(114a) Role of Aeration with Standpipe Flow

Standpipes provide the pressure balance in a circulating fluidized bed and thereby dictate the solid flux into the riser.  A higher pressure build in a standpipe provides the higher pressure needed to move more solids in the riser.  Thus, in today’s FCC units with Geldart Group A catalyst powder, the standpipe is most likely the bottleneck in increasing plant capacity.  Aeration can help with this pressure build, but how it helps is somewhat contentious. For small-scale standpipes, aeration appears to provide fluidization of the standpipe core, especially at high aeration rates [1].  Pressure drop is translated from shear and wall stresses to increasing the pressure build in the standpipe.  However, this may not be the mechanism for large-scale standpipes.  It seems unlikely that aeration jets can penetration deep into a one-meter diameter standpipe,  a size typically used in industry.
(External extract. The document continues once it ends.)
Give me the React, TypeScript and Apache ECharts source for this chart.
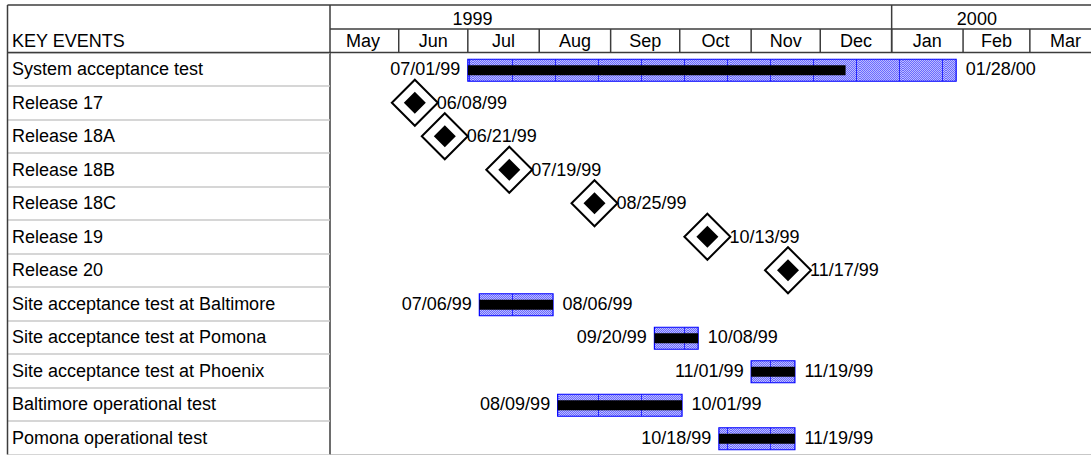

Several CFD models were developed using Barracuda® to understand the role of aeration in large-scale standpipes.  Modeling results suggest that jet penetration from the aeration ports does not provide sufficient aeration of the standpipe core.  Aeration appeared to be providing a “lubricating” effect for wall shear.  Hence, having more aeration around the perimeter of the standpipe may be equally important as the axial aeration position for these commercial-scale standpipes.

[1] A. Srivastava, S. Sundaresan, K. Agrawal, S. R. Karri, and T. Knowlton, “Dynamics of gas-particle flow in circulating fluidized beds,” Powder Technology, vol. 100, no. 2, pp. 173–182, 1998.